2 chef spoons of oil (4tbsp)
1 tsp garlic and ginger paste
1.5 tsp mix powder
1 level teaspoon methi
2 tsp chilli powder
Salt (if needed)
1 tbsp tomato pur?e/paste (pre watered down)
250ml base gravy
1 portion (6-7 pieces) pre-cooked chicken
1 tbsp lemon dressing
1 tbsp chopped coriander
In a heated pan (aluminium for preference) add the vegetable oil. Get it hot but not too hot!

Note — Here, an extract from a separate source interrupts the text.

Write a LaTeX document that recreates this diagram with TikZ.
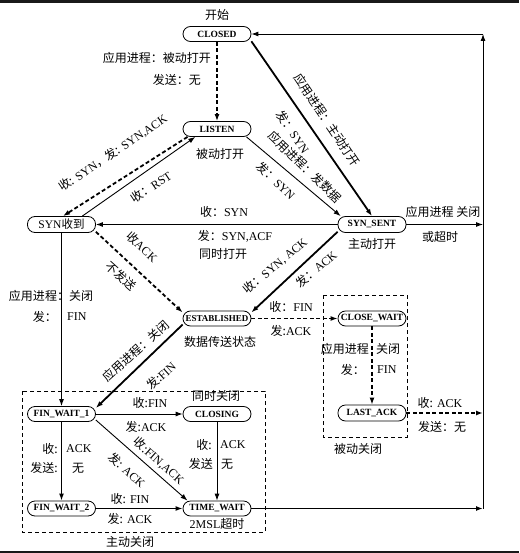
\documentclass[tikz,border=0pt]{standalone}
\usepackage{fontspec}
\setmainfont{Liberation Serif}
\newfontfamily\cjk{Noto Sans CJK SC}
\usetikzlibrary{arrows.meta,calc}
\newcommand{\zh}[1]{{\cjk #1}}
\begin{document}
\begin{tikzpicture}[x=1pt,y=-1pt,>={Latex[length=7pt,width=5pt]},
  st/.style={draw,line width=0.8pt,rounded corners=7.5pt,minimum width=68pt,minimum height=15pt,inner sep=1pt,font=\fontsize{9.5}{10}\selectfont\bfseries},
  lab/.style={inner sep=0pt,font=\fontsize{12}{14}\selectfont},
  ln/.style={line width=0.9pt},
  tk/.style={line width=1.8pt},
  dk/.style={line width=1.8pt,dash pattern=on 4pt off 2.5pt},
  grp/.style={draw,line width=0.8pt,dash pattern=on 4pt off 3pt}]
\useasboundingbox (0,0) rectangle (519,553);
\fill[white] (0,0) rectangle (519,553);
\fill[black!90] (0,0) rectangle (519,2.7);
\fill[black!90] (0,550.5) rectangle (519,553);
% groups
\draw[grp] (22,391) rectangle (265,532);
\draw[grp] (323,295) rectangle (407,437);
% states
\node[st] (closed) at (217,34) {CLOSED};
\node[st] (listen) at (217,129) {LISTEN};
\node[st,minimum height=16pt,font=\fontsize{11.5}{12}\selectfont] (synrcvd) at (61.5,224.5) {SYN\zh{收到}};
\node[st,minimum height=16pt] (synsent) at (372,224.5) {SYN\_SENT};
\node[st,font=\fontsize{9}{10}\selectfont\bfseries] (est) at (217,318.5) {ESTABLISHED};
\node[st] (closewait) at (372,318.5) {CLOSE\_WAIT};
\node[st,minimum height=16pt] (lastack) at (372,413) {LAST\_ACK};
\node[st] (fw1) at (61.5,414) {FIN\_WAIT\_1};
\node[st] (closing) at (217,414) {CLOSING};
\node[st] (fw2) at (61.5,508.5) {FIN\_WAIT\_2};
\node[st] (tw) at (217,508.5) {TIME\_WAIT};
\coordinate (rt) at (483,34);
\coordinate (rb) at (483,508.5);
% connectors
\draw[dk,->] (closed.south) -- (listen.north);
\draw[tk,->] (closed.-12) -- (synsent.north);
\draw[ln,->] (listen.-15) -- (synsent.165);
\draw[dk,->] (listen.195) -- (synrcvd.80);
\draw[ln,->] (synrcvd.22) -- (listen.200);
\draw[ln,->] (synsent.west) -- (synrcvd.east);
\draw[ln,->] (synsent.east) -- (synsent.east -| rt);
\draw[dk,->] (synrcvd.-12) -- (est.170);
\draw[tk,->] (synsent.192) -- (est.10);
\draw[dk,->] (est.east) -- (closewait.west);
\draw[dk,->] (closewait.south) -- (lastack.north);
\draw[dk,->] (lastack.east) -- (lastack.east -| rt);
\draw[tk,->] (est.190) -- (fw1.10);
\draw[ln,->] (synrcvd.south) -- (fw1.north);
\draw[ln,->] (fw1.east) -- (closing.west);
\draw[ln,->] (fw1.-10) -- (tw.165);
\draw[tk,->] (fw1.south) -- (fw2.north);
\draw[ln,->] (closing.south) -- (tw.north);
\draw[tk,->] (fw2.east) -- (tw.west);
\draw[tk,->] (tw.east) -- (rb);
\draw[ln,->] (rb) -- (rt);
\draw[ln,->] (rt) -- (closed.east);
% labels
\node[lab] (t1) at (217,15) {\zh{开始}};
\node[lab,anchor=east] (t2) at (211,58) {\zh{应用进程：被动打开}};
\node[lab,anchor=east] (t3) at (201,80) {\zh{发送：无}};
\node[lab,rotate=-56] (t4) at (327,120) {\zh{应用进程：主动打开}};
\node[lab,rotate=-56] (t5) at (293,132) {\zh{发：}SYN};
\node[lab,rotate=-44] (t6) at (305,167) {\zh{应用进程：发数据}};
\node[lab,rotate=-44] (t7) at (276,181) {\zh{发：}SYN};
\node[lab] (t8) at (220,154) {\zh{被动打开}};
\node[lab,rotate=34] (t9) at (113,153) {\zh{收:} SYN\zh{，发:} SYN,ACK};
\node[lab,rotate=34] (t10) at (151,187) {\zh{收：}RST};
\node[lab] (t11) at (224,212) {\zh{收：}SYN};
\node[lab] (t12) at (235,236) {\zh{发：}SYN,ACF};
\node[lab] (t13) at (223,254) {\zh{同时打开}};
\node[lab] (t14) at (443,212) {\zh{应用进程 关闭}};
\node[lab] (t15) at (440,237) {\zh{或超时}};
\node[lab] (t16) at (372,244) {\zh{主动打开}};
\node[lab,rotate=-42] (t17) at (142,247) {\zh{收}ACK};
\node[lab,rotate=-42] (t18) at (121,276) {\zh{不发送}};
\node[lab,rotate=40] (t19) at (275,266) {\zh{收：}SYN, ACK};
\node[lab,rotate=40] (t20) at (316,269) {\zh{发：}ACK};
\node[lab] (t21) at (51,296) {\zh{应用进程：关闭}};
\node[lab,anchor=east] (t22) at (57,317) {\zh{发：}};
\node[lab,anchor=west] (t23) at (67,317) {FIN};
\node[lab] (t24) at (291,307) {\zh{收：}FIN};
\node[lab] (t25) at (291,331) {\zh{发:}ACK};
\node[lab] (t26) at (220,342) {\zh{数据传送状态}};
\node[lab,anchor=east] (t27) at (369,349) {\zh{应用进程}};
\node[lab,anchor=west] (t28) at (376,349) {\zh{关闭}};
\node[lab,anchor=east] (t29) at (365,370) {\zh{发：}};
\node[lab,anchor=west] (t30) at (377,370) {FIN};
\node[lab,rotate=42] (t31) at (136,351) {\zh{应用进程：关闭}};
\node[lab,rotate=42] (t32) at (161,376) {\zh{发:}FIN};
\node[lab] (t33) at (216,396) {\zh{同时关闭}};
\node[lab] (t34) at (150,403) {\zh{收:}FIN};
\node[lab] (t35) at (146,427) {\zh{发:}ACK};
\node[lab,anchor=east] (t36) at (58,449) {\zh{收:}};
\node[lab,anchor=west] (t37) at (66,449) {ACK};
\node[lab,anchor=east] (t38) at (58,468) {\zh{发送:}};
\node[lab,anchor=west] (t39) at (72,468) {\zh{无}};
\node[lab,rotate=-42] (t40) at (159,461) {\zh{收:}FIN,ACK};
\node[lab,rotate=-42] (t41) at (127,470) {\zh{发:} ACK};
\node[lab,anchor=east] (t42) at (212,445) {\zh{收:}};
\node[lab,anchor=west] (t43) at (220,445) {ACK};
\node[lab,anchor=east] (t44) at (213,464) {\zh{发送}};
\node[lab,anchor=west] (t45) at (221,464) {\zh{无}};
\node[lab] (t46) at (130,499) {\zh{收:} FIN};
\node[lab] (t47) at (130,519) {\zh{发:} ACK};
\node[lab] (t48) at (217,524) {2MSL\zh{超时}};
\node[lab] (t49) at (130,542) {\zh{主动关闭}};
\node[lab] (t50) at (440,403) {\zh{收:} ACK};
\node[lab] (t51) at (442,427) {\zh{发送：无}};
\node[lab] (t52) at (358,449) {\zh{被动关闭}};
\end{tikzpicture}
\end{document}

Add the garlic and ginger paste and stir to seperate. Fry for a few seconds but don't allow it to brown. Then add the mix powder and stir, quickly followed by the methi, chilli powder and tomato paste. Stir fry on a low heat for about 30 seconds. You want the rawness of the garlic and spices to be cooked out but don't burn them. Then add 125ml (1 ladel) of the base gravy and "deglaze" the pan. Stir well and add the chicken. You are now safe to crank up the pan to a rolling boil. (The high heat is said to be the key to bringing out the flavours in the madras and in fact any curry.) Stir regularly and make sure you scrape down the caramelisation up the sides of the pan back into the sauce as you go.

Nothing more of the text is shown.